The difference now is that the necessary groundwork has been done. The description of the ideal community has put Socrates in a position to broach the question of the mind directly. He is now able to fully tackle the issue of morality and happiness. Further, his argument rests on the value of autonomy. Looking at various models of society and the character types corresponding to them he concludes that dictatorship is the worst. The mind of the person corresponding to dictatorship will “constantly be subject to the overpowering whims of its lust” and so will “hardly ever be free to do what it wants” (322). Here Socrates equates autonomy with rationality. In an inversion of how freedom is often conceived, to be free here does not mean the absence of external constraints on one’s actions. This is merely being a slave to one’s desires. Instead, freedom is about controlling and mastering the different elements of oneself. It is about obeying the laws one has made for oneself so to live as a harmonious whole.

From the idea that the “dictatorial” type is unfree, Socrates further concludes that he must also be unhappy. As he says, “a person with a dictatorial mind is bound to be in a constant state of poverty and need” (322). Their enslavement to desire means, ironically, they are never sated. Dependent on external objects for satisfaction, they are in a constant state of absence and want. Indeed, the fulfilment of one desire may simply lead to new and more depraved ones forming. The problem comes for Socrates, however, with the next stage of the argument. Extrapolating from dictatorship and its corresponding character, he constructs a hierarchy of happiness and morals. Since the dictatorial type is the both the most immoral and the most unhappy of the types, Socrates concludes that the inverse must be true. That is, the most moral community and the hence the most moral character corresponding to it must be the happiest. Thus, there is a strong eudemonistic motivation for morality.

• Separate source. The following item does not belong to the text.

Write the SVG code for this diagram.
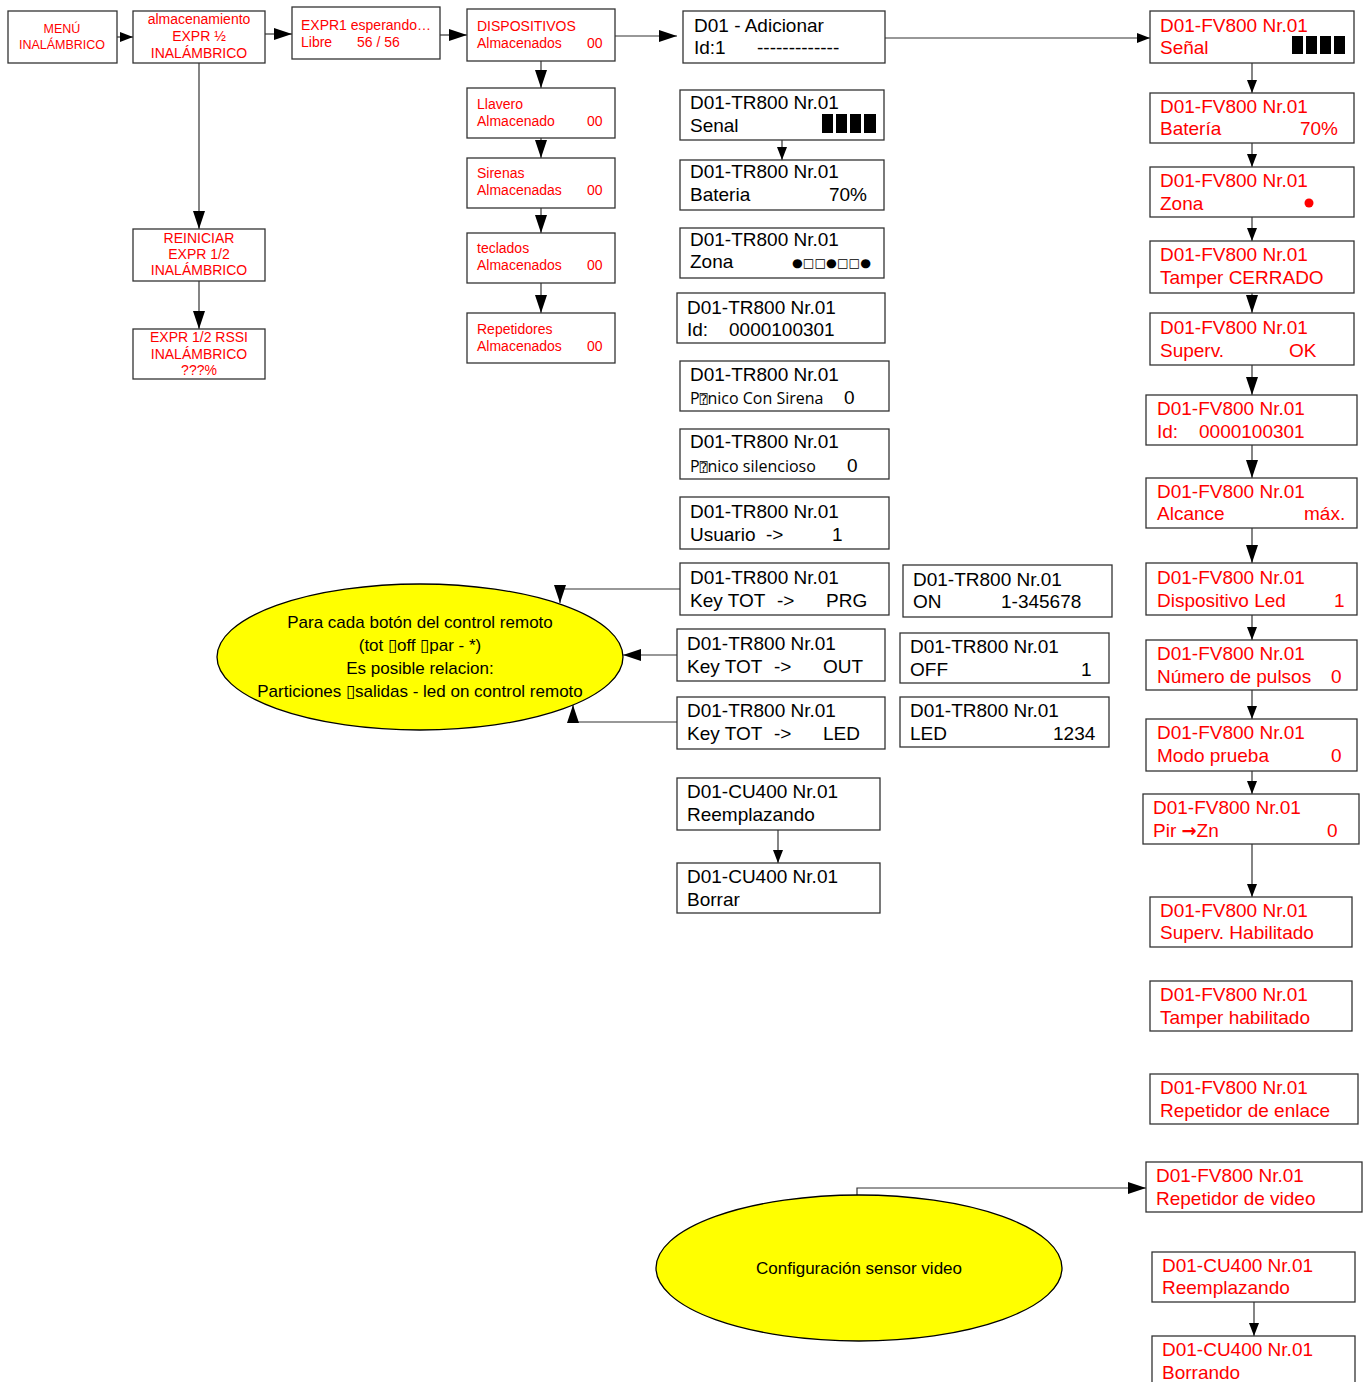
<svg xmlns="http://www.w3.org/2000/svg" width="1370" height="1382" viewBox="0 0 1370 1382">
<defs>
<marker id="ab" markerWidth="18" markerHeight="12" refX="18" refY="6" orient="auto" markerUnits="userSpaceOnUse"><path d="M0,0 L18,6 L0,12 z" fill="#000"/></marker>
<marker id="as" markerWidth="13" markerHeight="10" refX="13" refY="5" orient="auto" markerUnits="userSpaceOnUse"><path d="M0,0 L13,5 L0,10 z" fill="#000"/></marker>
<style>
.b{fill:#fff;stroke:#333;stroke-width:1.3}
.e{fill:#ffff00;stroke:#000;stroke-width:1.3}
.c{fill:none;stroke:#333;stroke-width:1.2}
.r{fill:#ff0000;font-family:"Liberation Sans",Arial,sans-serif;font-size:14px}
.rs{fill:#ff0000;font-family:"Liberation Sans",Arial,sans-serif;font-size:12.5px}
.R{fill:#ff0000;font-family:"Liberation Sans",Arial,sans-serif;font-size:19px}
.k{fill:#000;font-family:"Liberation Sans",Arial,sans-serif;font-size:19px}
.ko{fill:#000;font-family:"Open Sans","Noto Sans",sans-serif;font-size:16px}
.q{font-family:"DejaVu Sans Mono","DejaVu Sans",sans-serif;font-size:13px}
.t{fill:#000;font-family:"Liberation Sans",Arial,sans-serif;font-size:17px}
.m{text-anchor:middle}
</style>
</defs>

<g id="connectors">
<path class="c" d="M117,37 H133" marker-end="url(#as)"/>
<path class="c" d="M265,34 H292" marker-end="url(#ab)"/>
<path class="c" d="M440,35 H467" marker-end="url(#ab)"/>
<path class="c" d="M615,36 H677" marker-end="url(#ab)"/>
<path class="c" d="M885,38 H1150" marker-end="url(#as)"/>
<path class="c" d="M199,63 V229" marker-end="url(#ab)"/>
<path class="c" d="M199,281 V329" marker-end="url(#ab)"/>
<path class="c" d="M541,61 V88" marker-end="url(#ab)"/>
<path class="c" d="M541,138 V158" marker-end="url(#ab)"/>
<path class="c" d="M541,208 V233" marker-end="url(#ab)"/>
<path class="c" d="M541,283 V313" marker-end="url(#ab)"/>
<path class="c" d="M782,140 V160" marker-end="url(#as)"/>
<path class="c" d="M778,830 V863" marker-end="url(#as)"/>
<path class="c" d="M680,589 H560 V603" marker-end="url(#ab)"/>
<path class="c" d="M677,655 H623" marker-end="url(#ab)"/>
<path class="c" d="M677,722 H573 V705" marker-end="url(#ab)"/>
<path class="c" d="M1252,63 V93" marker-end="url(#as)"/>
<path class="c" d="M1252,143 V167" marker-end="url(#as)"/>
<path class="c" d="M1252,217 V241" marker-end="url(#as)"/>
<path class="c" d="M1252,293 V313" marker-end="url(#ab)"/>
<path class="c" d="M1252,365 V395" marker-end="url(#ab)"/>
<path class="c" d="M1252,445 V478" marker-end="url(#ab)"/>
<path class="c" d="M1252,528 V563" marker-end="url(#ab)"/>
<path class="c" d="M1252,615 V640" marker-end="url(#as)"/>
<path class="c" d="M1252,690 V719" marker-end="url(#as)"/>
<path class="c" d="M1252,771 V794" marker-end="url(#as)"/>
<path class="c" d="M1252,844 V897" marker-end="url(#as)"/>
<path class="c" d="M857,1195 V1188 H1146" marker-end="url(#ab)"/>
<path class="c" d="M1254,1302 V1336" marker-end="url(#as)"/>
</g>

<g id="n-menu"><rect class="b" x="8" y="11" width="109" height="52"/>
<text class="rs m" x="62" y="33">MENÚ</text><text class="rs m" x="62" y="49">INALÁMBRICO</text></g>
<g id="n-alm"><rect class="b" x="133" y="11" width="132" height="52"/>
<text class="r m" x="199" y="24">almacenamiento</text><text class="r m" x="199" y="41">EXPR ½</text><text class="r m" x="199" y="58">INALÁMBRICO</text></g>
<g id="n-expr1"><rect class="b" x="292" y="7" width="148" height="52"/>
<text class="r" x="301" y="30">EXPR1 esperando…</text><text class="r" x="301" y="47">Libre</text><text class="r" x="357" y="47">56 / 56</text></g>
<g id="n-disp"><rect class="b" x="467" y="9" width="148" height="52"/>
<text class="r" x="477" y="31">DISPOSITIVOS</text><text class="r" x="477" y="48">Almacenados</text><text class="r" x="587" y="48">00</text></g>
<g id="n-llavero"><rect class="b" x="467" y="88" width="148" height="50"/>
<text class="r" x="477" y="109">Llavero</text><text class="r" x="477" y="126">Almacenado</text><text class="r" x="587" y="126">00</text></g>
<g id="n-sirenas"><rect class="b" x="467" y="158" width="148" height="50"/>
<text class="r" x="477" y="178">Sirenas</text><text class="r" x="477" y="195">Almacenadas</text><text class="r" x="587" y="195">00</text></g>
<g id="n-teclados"><rect class="b" x="467" y="233" width="148" height="50"/>
<text class="r" x="477" y="253">teclados</text><text class="r" x="477" y="270">Almacenados</text><text class="r" x="587" y="270">00</text></g>
<g id="n-repetidores"><rect class="b" x="467" y="313" width="148" height="50"/>
<text class="r" x="477" y="334">Repetidores</text><text class="r" x="477" y="351">Almacenados</text><text class="r" x="587" y="351">00</text></g>
<g id="n-reiniciar"><rect class="b" x="133" y="229" width="132" height="52"/>
<text class="r m" x="199" y="243">REINICIAR</text><text class="r m" x="199" y="259">EXPR 1/2</text><text class="r m" x="199" y="275">INALÁMBRICO</text></g>
<g id="n-rssi"><rect class="b" x="133" y="329" width="132" height="50"/>
<text class="r m" x="199" y="342">EXPR 1/2 RSSI</text><text class="r m" x="199" y="359">INALÁMBRICO</text><text class="r m" x="199" y="375">???%</text></g>

<g id="n-adicionar"><rect class="b" x="683" y="11" width="202" height="52"/>
<text class="k" x="694" y="32">D01 - Adicionar</text><text class="k" x="694" y="54">Id:1</text><text class="k" x="757" y="54">-------------</text></g>
<g id="n-tr-senal"><rect class="b" x="680" y="90" width="204" height="50"/>
<text class="k" x="690" y="109">D01-TR800 Nr.01</text><text class="k" x="690" y="132">Senal</text>
<rect x="822" y="114" width="11" height="19" fill="#000"/><rect x="836" y="114" width="11" height="19" fill="#000"/><rect x="850" y="114" width="11" height="19" fill="#000"/><rect x="864" y="114" width="12" height="19" fill="#000"/></g>
<g id="n-tr-bateria"><rect class="b" x="680" y="160" width="204" height="50"/>
<text class="k" x="690" y="178">D01-TR800 Nr.01</text><text class="k" x="690" y="201">Bateria</text><text class="k" x="867" y="201" text-anchor="end">70%</text></g>
<g id="n-tr-zona"><rect class="b" x="680" y="228" width="204" height="50"/>
<text class="k" x="690" y="246">D01-TR800 Nr.01</text><text class="k" x="690" y="268">Zona</text>
<text x="792" y="267" font-family="DejaVu Sans,sans-serif" font-size="12" textLength="79" lengthAdjust="spacingAndGlyphs">●□□●□□●</text></g>
<g id="n-tr-id"><rect class="b" x="677" y="293" width="208" height="50"/>
<text class="k" x="687" y="314">D01-TR800 Nr.01</text><text class="k" x="687" y="336">Id:</text><text class="k" x="729" y="336">0000100301</text></g>
<g id="n-tr-panico1"><rect class="b" x="680" y="361" width="209" height="50"/>
<text class="k" x="690" y="381">D01-TR800 Nr.01</text><text class="ko" x="690" y="404">P<tspan class="q">⍰</tspan>nico Con Sirena</text><text class="k" x="844" y="404">0</text></g>
<g id="n-tr-panico2"><rect class="b" x="680" y="429" width="209" height="50"/>
<text class="k" x="690" y="448">D01-TR800 Nr.01</text><text class="ko" x="690" y="472">P<tspan class="q">⍰</tspan>nico silencioso</text><text class="k" x="847" y="472">0</text></g>
<g id="n-tr-usuario"><rect class="b" x="680" y="497" width="209" height="52"/>
<text class="k" x="690" y="518">D01-TR800 Nr.01</text><text class="k" x="690" y="541">Usuario</text><text class="k" x="766" y="541">-&gt;</text><text class="k" x="832" y="541">1</text></g>
<g id="n-tr-prg"><rect class="b" x="680" y="563" width="209" height="52"/>
<text class="k" x="690" y="584">D01-TR800 Nr.01</text><text class="k" x="690" y="607">Key TOT</text><text class="k" x="777" y="607">-&gt;</text><text class="k" x="826" y="607">PRG</text></g>
<g id="n-tr-out"><rect class="b" x="677" y="629" width="208" height="52"/>
<text class="k" x="687" y="650">D01-TR800 Nr.01</text><text class="k" x="687" y="673">Key TOT</text><text class="k" x="774" y="673">-&gt;</text><text class="k" x="823" y="673">OUT</text></g>
<g id="n-tr-led"><rect class="b" x="677" y="697" width="208" height="52"/>
<text class="k" x="687" y="717">D01-TR800 Nr.01</text><text class="k" x="687" y="740">Key TOT</text><text class="k" x="774" y="740">-&gt;</text><text class="k" x="823" y="740">LED</text></g>
<g id="n-tr-on"><rect class="b" x="903" y="565" width="209" height="52"/>
<text class="k" x="913" y="586">D01-TR800 Nr.01</text><text class="k" x="913" y="608">ON</text><text class="k" x="1001" y="608">1-345678</text></g>
<g id="n-tr-off"><rect class="b" x="900" y="633" width="209" height="50"/>
<text class="k" x="910" y="653">D01-TR800 Nr.01</text><text class="k" x="910" y="676">OFF</text><text class="k" x="1081" y="676">1</text></g>
<g id="n-tr-led2"><rect class="b" x="900" y="697" width="209" height="50"/>
<text class="k" x="910" y="717">D01-TR800 Nr.01</text><text class="k" x="910" y="740">LED</text><text class="k" x="1053" y="740">1234</text></g>
<g id="n-cu-reemplazando"><rect class="b" x="677" y="778" width="203" height="52"/>
<text class="k" x="687" y="798">D01-CU400 Nr.01</text><text class="k" x="687" y="821">Reemplazando</text></g>
<g id="n-cu-borrar"><rect class="b" x="677" y="863" width="203" height="50"/>
<text class="k" x="687" y="883">D01-CU400 Nr.01</text><text class="k" x="687" y="906">Borrar</text></g>

<g id="n-ellipse-control"><ellipse class="e" cx="420" cy="657" rx="203" ry="73"/>
<text class="t m" x="420" y="628">Para cada botón del control remoto</text>
<text class="t m" x="420" y="651">(tot ▯off ▯par - *)</text>
<text class="t m" x="420" y="674">Es posible relacion:</text>
<text class="t m" x="420" y="697">Particiones ▯salidas - led on control remoto</text></g>

<g id="n-ellipse-video"><ellipse class="e" cx="859" cy="1268" rx="203" ry="73"/>
<text class="t m" x="859" y="1274">Configuración sensor video</text></g>

<g id="n-fv-senal"><rect class="b" x="1150" y="11" width="204" height="52"/>
<text class="R" x="1160" y="32">D01-FV800 Nr.01</text><text class="R" x="1160" y="54">Señal</text>
<rect x="1292" y="36" width="11" height="18" fill="#000"/><rect x="1306" y="36" width="11" height="18" fill="#000"/><rect x="1320" y="36" width="11" height="18" fill="#000"/><rect x="1334" y="36" width="11" height="18" fill="#000"/></g>
<g id="n-fv-bateria"><rect class="b" x="1150" y="93" width="204" height="50"/>
<text class="R" x="1160" y="113">D01-FV800 Nr.01</text><text class="R" x="1160" y="135">Batería</text><text class="R" x="1338" y="135" text-anchor="end">70%</text></g>
<g id="n-fv-zona"><rect class="b" x="1150" y="167" width="204" height="50"/>
<text class="R" x="1160" y="187">D01-FV800 Nr.01</text><text class="R" x="1160" y="210">Zona</text><circle cx="1309" cy="203" r="4.5" fill="#ff0000"/></g>
<g id="n-fv-tamper"><rect class="b" x="1150" y="241" width="204" height="52"/>
<text class="R" x="1160" y="261">D01-FV800 Nr.01</text><text class="R" x="1160" y="284">Tamper CERRADO</text></g>
<g id="n-fv-superv"><rect class="b" x="1150" y="313" width="204" height="52"/>
<text class="R" x="1160" y="334">D01-FV800 Nr.01</text><text class="R" x="1160" y="357">Superv.</text><text class="R" x="1289" y="357">OK</text></g>
<g id="n-fv-id"><rect class="b" x="1146" y="395" width="211" height="50"/>
<text class="R" x="1157" y="415">D01-FV800 Nr.01</text><text class="R" x="1157" y="438">Id:</text><text class="R" x="1199" y="438">0000100301</text></g>
<g id="n-fv-alcance"><rect class="b" x="1146" y="478" width="211" height="50"/>
<text class="R" x="1157" y="498">D01-FV800 Nr.01</text><text class="R" x="1157" y="520">Alcance</text><text class="R" x="1304" y="520">máx.</text></g>
<g id="n-fv-led"><rect class="b" x="1146" y="563" width="211" height="52"/>
<text class="R" x="1157" y="584">D01-FV800 Nr.01</text><text class="R" x="1157" y="607">Dispositivo Led</text><text class="R" x="1334" y="607">1</text></g>
<g id="n-fv-pulsos"><rect class="b" x="1146" y="640" width="211" height="50"/>
<text class="R" x="1157" y="660">D01-FV800 Nr.01</text><text class="R" x="1157" y="683">Número de pulsos</text><text class="R" x="1331" y="683">0</text></g>
<g id="n-fv-prueba"><rect class="b" x="1146" y="719" width="211" height="52"/>
<text class="R" x="1157" y="739">D01-FV800 Nr.01</text><text class="R" x="1157" y="762">Modo prueba</text><text class="R" x="1331" y="762">0</text></g>
<g id="n-fv-pir"><rect class="b" x="1143" y="794" width="216" height="50"/>
<text class="R" x="1153" y="814">D01-FV800 Nr.01</text><text class="R" x="1153" y="837">Pir <tspan font-family="DejaVu Sans,sans-serif" font-weight="bold" font-size="18">→</tspan>Zn</text><text class="R" x="1327" y="837">0</text></g>
<g id="n-fv-superv-hab"><rect class="b" x="1150" y="897" width="202" height="50"/>
<text class="R" x="1160" y="917">D01-FV800 Nr.01</text><text class="R" x="1160" y="939">Superv. Habilitado</text></g>
<g id="n-fv-tamper-hab"><rect class="b" x="1150" y="981" width="202" height="50"/>
<text class="R" x="1160" y="1001">D01-FV800 Nr.01</text><text class="R" x="1160" y="1024">Tamper habilitado</text></g>
<g id="n-fv-rep-enlace"><rect class="b" x="1150" y="1074" width="208" height="50"/>
<text class="R" x="1160" y="1094">D01-FV800 Nr.01</text><text class="R" x="1160" y="1117">Repetidor de enlace</text></g>
<g id="n-fv-rep-video"><rect class="b" x="1146" y="1162" width="216" height="50"/>
<text class="R" x="1156" y="1182">D01-FV800 Nr.01</text><text class="R" x="1156" y="1205">Repetidor de video</text></g>
<g id="n-cu-r-reemplazando"><rect class="b" x="1152" y="1252" width="203" height="50"/>
<text class="R" x="1162" y="1272">D01-CU400 Nr.01</text><text class="R" x="1162" y="1294">Reemplazando</text></g>
<g id="n-cu-r-borrando"><rect class="b" x="1152" y="1336" width="203" height="52"/>
<text class="R" x="1162" y="1356">D01-CU400 Nr.01</text><text class="R" x="1162" y="1379">Borrando</text></g>
</svg>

These final moves seem to depend on a fallacy. Even leaving aside the details of the hierarchy of states and character types that Socrates sets up, the inferiority of one extreme does not necessarily prove the superiority of the other. Consider, for example, one’s relationship to alcohol. At one extreme there is heavy drinking and alcoholism. At the other extreme is total sobriety and abstinence. Most people would accept that in terms of happiness and health alcoholism is the worst relationship to alcohol possible. Yet it does not automatically follow that total abstinence is the best or most healthy. A middle ground, say drinking in moderation, might in fact be the alternative most conducive to happiness. So too with morality. Someone who is morally depraved might also be extremely unhappy. We might accept that theirs’ is the worst relationship to morality, from a eudemonistic view, possible. Nevertheless, the most moral person is not necessarily the happiest. Again, a middle ground might, potentially, be preferable. Living a generally good and honest life, but occasionally lying or acting selfishly way when necessary might be optimal. This could be the life corresponding to Socrates’ description of timarchy. That is, someone who enjoys the mental equilibrium that comes with morality, but who avoids the stress or anxiety that total adherence to it might entail.